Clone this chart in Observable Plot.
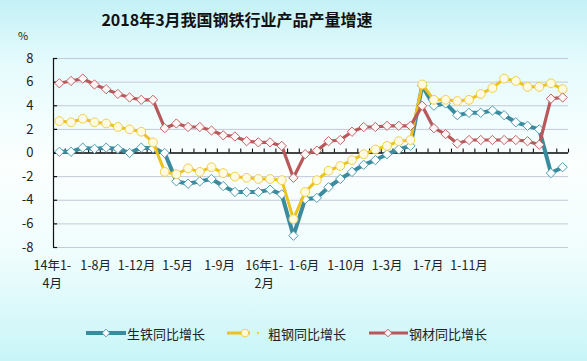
<!DOCTYPE html>
<html>
<head>
<meta charset="utf-8">
<script src="https://cdn.jsdelivr.net/npm/d3@7"></script>
<script src="https://cdn.jsdelivr.net/npm/@observablehq/plot@0.6"></script>
<style>
  html, body { margin: 0; padding: 0; }
  body {
    width: 587px; height: 361px; overflow: hidden; position: relative;
    background: linear-gradient(to bottom, #c4f1f7 0%, #e6fbfd 18%, #fbfffe 45%, #f0fdfd 70%, #c8f5f8 100%);
    font-family: "Noto Sans CJK SC", sans-serif;
  }
  #title { position: absolute; top: 7px; left: 237px; transform: translateX(-50%); font-size: 16px; font-weight: bold; color: #111; white-space: nowrap; }
  #unit { position: absolute; top: 27px; left: 18px; font-size: 11px; color: #222; }
  #chart { position: absolute; top: 0; left: 0; }
  #legend { position: absolute; top: 323px; left: 0; width: 587px; height: 20px; font-size: 13px; color: #222; }
  .item { position: absolute; top: 0; display: flex; align-items: center; white-space: nowrap; }
  .item svg { display: block; }
</style>
</head>
<body>
<div id="title">2018年3月我国钢铁行业产品产量增速</div>
<div id="unit">%</div>
<div id="chart"></div>
<div id="legend"></div>
<script>
// Periods (cumulative months)
const periods = [
  "2014年1-4月","2014年1-5月","2014年1-6月","2014年1-7月","2014年1-8月","2014年1-9月","2014年1-10月","2014年1-11月","2014年1-12月",
  "2015年1-2月","2015年1-3月","2015年1-4月","2015年1-5月","2015年1-6月","2015年1-7月","2015年1-8月","2015年1-9月","2015年1-10月","2015年1-11月","2015年1-12月",
  "2016年1-2月","2016年1-3月","2016年1-4月","2016年1-5月","2016年1-6月","2016年1-7月","2016年1-8月","2016年1-9月","2016年1-10月","2016年1-11月","2016年1-12月",
  "2017年1-2月","2017年1-3月","2017年1-4月","2017年1-5月","2017年1-6月","2017年1-7月","2017年1-8月","2017年1-9月","2017年1-10月","2017年1-11月","2017年1-12月",
  "2018年1-2月","2018年1-3月"
];
// 生铁同比增长
const pigIron = [0.1,0.1,0.45,0.35,0.45,0.35,0.0,0.45,0.4,
  0.0,-2.4,-2.6,-2.4,-2.2,-2.8,-3.3,-3.3,-3.3,-3.1,-3.5,
  -7.0,-3.9,-3.8,-2.9,-2.2,-1.6,-1.0,-0.6,-0.1,0.3,0.6,
  5.7,4.0,4.2,3.2,3.4,3.4,3.6,3.2,2.6,2.3,2.0,
  -1.7,-1.2];
// 粗钢同比增长
const crudeSteel = [2.7,2.6,2.9,2.6,2.5,2.2,2.0,1.8,0.9,
  -1.6,-1.8,-1.3,-1.6,-1.2,-1.7,-2.0,-2.1,-2.2,-2.2,-2.3,
  -5.6,-3.3,-2.3,-1.5,-1.1,-0.6,-0.1,0.3,0.6,1.0,1.1,
  5.8,4.5,4.5,4.4,4.5,5.0,5.5,6.3,6.1,5.6,5.6,
  5.9,5.4];
// 钢材同比增长
const steelProducts = [5.9,6.1,6.3,5.8,5.4,5.0,4.7,4.5,4.5,
  2.1,2.5,2.2,2.2,1.9,1.5,1.4,1.0,0.9,0.9,0.6,
  -2.1,-0.1,0.2,1.0,1.1,1.8,2.2,2.2,2.3,2.3,2.3,
  4.0,2.1,1.6,0.8,1.1,1.1,1.1,1.1,1.1,1.0,0.7,
  4.6,4.7];
const seriesNames = ["生铁同比增长","粗钢同比增长","钢材同比增长"];
// x tick labels and their positions on the period index axis
const tickLabels = ["14年1-\n4月","1-8月","1-12月","1-5月","1-9月","16年1-\n2月","1-6月","1-10月","1-3月","1-7月","1-11月"];
const tickPos = [-0.6, 3.1, 6.6, 10.1, 13.7, 17.5, 20.9, 24.5, 28.0, 31.5, 35.0];
const yTicks = [-8,-6,-4,-2,0,2,4,6,8];

const colors = {line: ["#3a8b9d","#ecc21c","#b8585b"], mark: ["#4d9db2","#f0cf4a","#c46266"], fill: ["#ffffff","#fffbe2","#fff6f6"]};
const widths = [4, 3, 3.2];

const rows = (vals) => vals.map((v, i) => ({i, period: periods[i], v}));
const dPig = rows(pigIron), dCrude = rows(crudeSteel), dSteel = rows(steelProducts);
const bounds = d3.range(-0.5, periods.length, 1);
const labelRows = tickLabels.map((t, k) => ({t, x: tickPos[k]}));

const font = "'Noto Sans CJK SC', sans-serif";
const chart = Plot.plot({
  width: 587, height: 361,
  marginLeft: 53, marginRight: 19, marginTop: 58, marginBottom: 114,
  style: {background: "transparent", fontFamily: font, fontSize: "12.5px", color: "#222", overflow: "visible"},
  x: {domain: [-0.5, periods.length - 0.5], axis: null},
  y: {domain: [-8, 8], axis: null},
  marks: [
    Plot.ruleY(yTicks, {stroke: "#c3c9d8", strokeWidth: 1}),
    Plot.ruleX([-0.5], {y1: -8, y2: 8, stroke: "#111", strokeWidth: 1.2}),
    Plot.ruleY(yTicks, {x1: -0.5, x2: -0.15, stroke: "#111", strokeWidth: 1.2}),
    Plot.ruleY([0], {x1: -0.5, x2: periods.length - 0.5, stroke: "#111", strokeWidth: 1.3}),
    Plot.ruleX(bounds, {y1: 0, y2: 0.33, stroke: "#111", strokeWidth: 1.1}),
    Plot.axisY({ticks: yTicks, tickSize: 0, tickPadding: 20, label: null, tickFormat: d => String(d), fontSize: 13}),
    Plot.text(labelRows, {x: "x", y: -8, text: "t", dy: 10, lineAnchor: "top", lineHeight: 1.42, fontSize: 12.5, fill: "#222"}),
    // 生铁
    Plot.line(dPig, {x: "i", y: "v", stroke: colors.line[0], strokeWidth: widths[0]}),
    Plot.dot(dPig, {x: "i", y: "v", symbol: "diamond2", r: 4.2, stroke: colors.mark[0], fill: colors.fill[0], strokeWidth: 1}),
    // 粗钢
    Plot.line(dCrude, {x: "i", y: "v", stroke: colors.line[1], strokeWidth: widths[1]}),
    Plot.dot(dCrude, {x: "i", y: "v", symbol: "circle", r: 4.4, stroke: colors.mark[1], fill: colors.fill[1], strokeWidth: 1}),
    // 钢材
    Plot.line(dSteel, {x: "i", y: "v", stroke: colors.line[2], strokeWidth: widths[2]}),
    Plot.dot(dSteel, {x: "i", y: "v", symbol: "diamond2", r: 4.2, stroke: colors.mark[2], fill: colors.fill[2], strokeWidth: 1})
  ]
});
document.getElementById("chart").appendChild(chart);

// Legend
const legend = document.getElementById("legend");
const items = [
  {left: 86, w: 40, mx: 20, sym: "diamond"},
  {left: 227, w: 40, mx: 18, sym: "circle"},
  {left: 369, w: 39, mx: 19, sym: "diamond"}
];
items.forEach((it, k) => {
  const div = document.createElement("div");
  div.className = "item";
  div.style.left = it.left + "px";
  let marker;
  if (it.sym === "diamond") {
    const h = 3.8;
    marker = `<path d="M${it.mx},${10-h}L${it.mx+h},10L${it.mx},${10+h}L${it.mx-h},10Z" fill="${colors.fill[k]}" stroke="${colors.mark[k]}" stroke-width="1"/>`;
  } else {
    marker = `<circle cx="${it.mx}" cy="10" r="3.8" fill="${colors.fill[k]}" stroke="${colors.mark[k]}" stroke-width="1"/>`;
  }
  let lineEnd = k === 1 ? 23 : it.w;
  let extra = k === 1 ? `<circle cx="31" cy="10" r="1.2" fill="${colors.mark[1]}"/>` : "";
  div.innerHTML = `<svg width="${it.w}" height="20"><line x1="0" y1="10" x2="${lineEnd}" y2="10" stroke="${colors.line[k]}" stroke-width="${widths[k]}"/>${extra}${marker}</svg><span style="margin-left:${k===1?1:1}px">${seriesNames[k]}</span>`;
  legend.appendChild(div);
});
</script>
</body>
</html>
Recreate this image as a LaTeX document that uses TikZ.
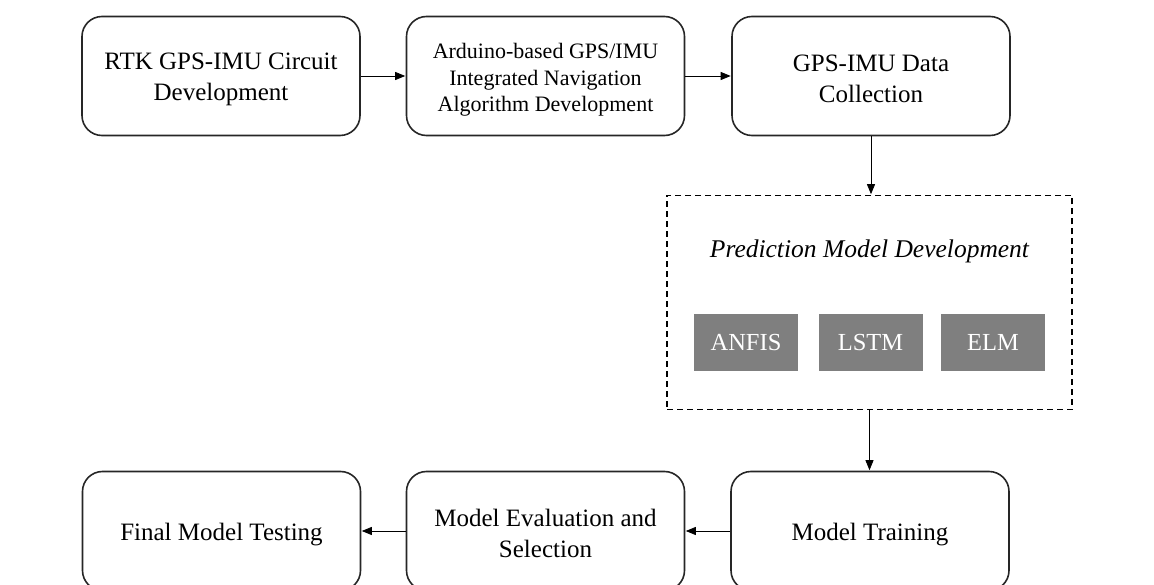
\documentclass[tikz,border=0pt]{standalone}
\usepackage{fontspec}
\setmainfont{Liberation Serif}
\usetikzlibrary{arrows.meta}

\definecolor{modelgray}{HTML}{7F7F7F}
\definecolor{linegray}{HTML}{262626}

\tikzset{
  stage/.style={draw=linegray, line width=1.6pt, rounded corners=20pt,
    minimum width=278pt, minimum height=119pt, inner sep=0pt},
  stagetext/.style={align=center, inner sep=0pt,
    font=\fontsize{25}{31}\selectfont},
  stagetextsmall/.style={stagetext, font=\fontsize{22}{26.5}\selectfont},
  group/.style={draw=black, line width=1.6pt, dash pattern=on 6pt off 4pt,
    minimum width=405pt, minimum height=214pt, inner sep=0pt},
  model/.style={fill=modelgray, text=white, minimum width=104pt,
    minimum height=57pt, inner sep=0pt, font=\fontsize{24.5}{28}\selectfont},
  flow/.style={draw=black, line width=0.8pt,
    -{Triangle[length=10pt, width=8pt]}, shorten >=0.5pt}
}

\begin{document}
\begin{tikzpicture}[x=1pt, y=-1pt]
  \useasboundingbox (0,0) rectangle (1154,585);
  \clip (0,0) rectangle (1154,585);

  % top row
  \node[stage] (circuit) at (221,76) {};
  \node[stagetext] (circuit-t) at ([yshift=-3.5pt]circuit.center) {RTK GPS-IMU Circuit\\Development};
  \node[stage] (algo) at (545.5,76) {};
  \node[stagetextsmall] (algo-t) at ([yshift=-4pt]algo.center) {Arduino-based GPS/IMU\\Integrated Navigation\\Algorithm Development};
  \node[stage] (collect) at (871,76) {};
  \node[stagetext] (collect-t) at ([yshift=-2.5pt]collect.center) {GPS-IMU Data\\Collection};

  % prediction model group
  \node[group] (predict) at (869.5,302.5) {};
  \node[font=\fontsize{25.5}{30}\selectfont\itshape, inner sep=0pt] (ptitle) at (869.5,251.5) {Prediction Model Development};
  \node[model] (anfis) at (746,342.5) {ANFIS};
  \node[model] (lstm) at (870.5,342.5) {LSTM};
  \node[model] (elm) at (993,342.5) {ELM};

  % bottom row
  \node[stage] (final) at (221.5,531) {};
  \node[stagetext] (final-t) at ([yshift=-3.5pt]final.center) {Final Model Testing};
  \node[stage] (evalsel) at (545.5,531) {};
  \node[stagetext] (evalsel-t) at ([yshift=-2.5pt]evalsel.center) {Model Evaluation and\\Selection};
  \node[stage] (train) at (870,531) {};
  \node[stagetext] (train-t) at ([yshift=-3.5pt]train.center) {Model Training};

  % connectors
  \draw[flow] (circuit.east) -- (algo.west);
  \draw[flow] (algo.east) -- (collect.west);
  \draw[flow] (collect.south) -- (collect.south |- predict.north);
  \draw[flow] (predict.south) -- (predict.south |- train.north);
  \draw[flow] (train.west) -- (evalsel.east);
  \draw[flow] (evalsel.west) -- (final.east);
\end{tikzpicture}
\end{document}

━━━━━━━━

Problem
Look above and copy only the lines from the one holding "Recreate this image" to the one holding "(elm) at (993,342.5)", both included, exactly, minus the pictures.

Task solution
Recreate this image as a LaTeX document that uses TikZ.
\documentclass[tikz,border=0pt]{standalone}
\usepackage{fontspec}
\setmainfont{Liberation Serif}
\usetikzlibrary{arrows.meta}

\definecolor{modelgray}{HTML}{7F7F7F}
\definecolor{linegray}{HTML}{262626}

\tikzset{
  stage/.style={draw=linegray, line width=1.6pt, rounded corners=20pt,
    minimum width=278pt, minimum height=119pt, inner sep=0pt},
  stagetext/.style={align=center, inner sep=0pt,
    font=\fontsize{25}{31}\selectfont},
  stagetextsmall/.style={stagetext, font=\fontsize{22}{26.5}\selectfont},
  group/.style={draw=black, line width=1.6pt, dash pattern=on 6pt off 4pt,
    minimum width=405pt, minimum height=214pt, inner sep=0pt},
  model/.style={fill=modelgray, text=white, minimum width=104pt,
    minimum height=57pt, inner sep=0pt, font=\fontsize{24.5}{28}\selectfont},
  flow/.style={draw=black, line width=0.8pt,
    -{Triangle[length=10pt, width=8pt]}, shorten >=0.5pt}
}

\begin{document}
\begin{tikzpicture}[x=1pt, y=-1pt]
  \useasboundingbox (0,0) rectangle (1154,585);
  \clip (0,0) rectangle (1154,585);

  % top row
  \node[stage] (circuit) at (221,76) {};
  \node[stagetext] (circuit-t) at ([yshift=-3.5pt]circuit.center) {RTK GPS-IMU Circuit\\Development};
  \node[stage] (algo) at (545.5,76) {};
  \node[stagetextsmall] (algo-t) at ([yshift=-4pt]algo.center) {Arduino-based GPS/IMU\\Integrated Navigation\\Algorithm Development};
  \node[stage] (collect) at (871,76) {};
  \node[stagetext] (collect-t) at ([yshift=-2.5pt]collect.center) {GPS-IMU Data\\Collection};

  % prediction model group
  \node[group] (predict) at (869.5,302.5) {};
  \node[font=\fontsize{25.5}{30}\selectfont\itshape, inner sep=0pt] (ptitle) at (869.5,251.5) {Prediction Model Development};
  \node[model] (anfis) at (746,342.5) {ANFIS};
  \node[model] (lstm) at (870.5,342.5) {LSTM};
  \node[model] (elm) at (993,342.5) {ELM};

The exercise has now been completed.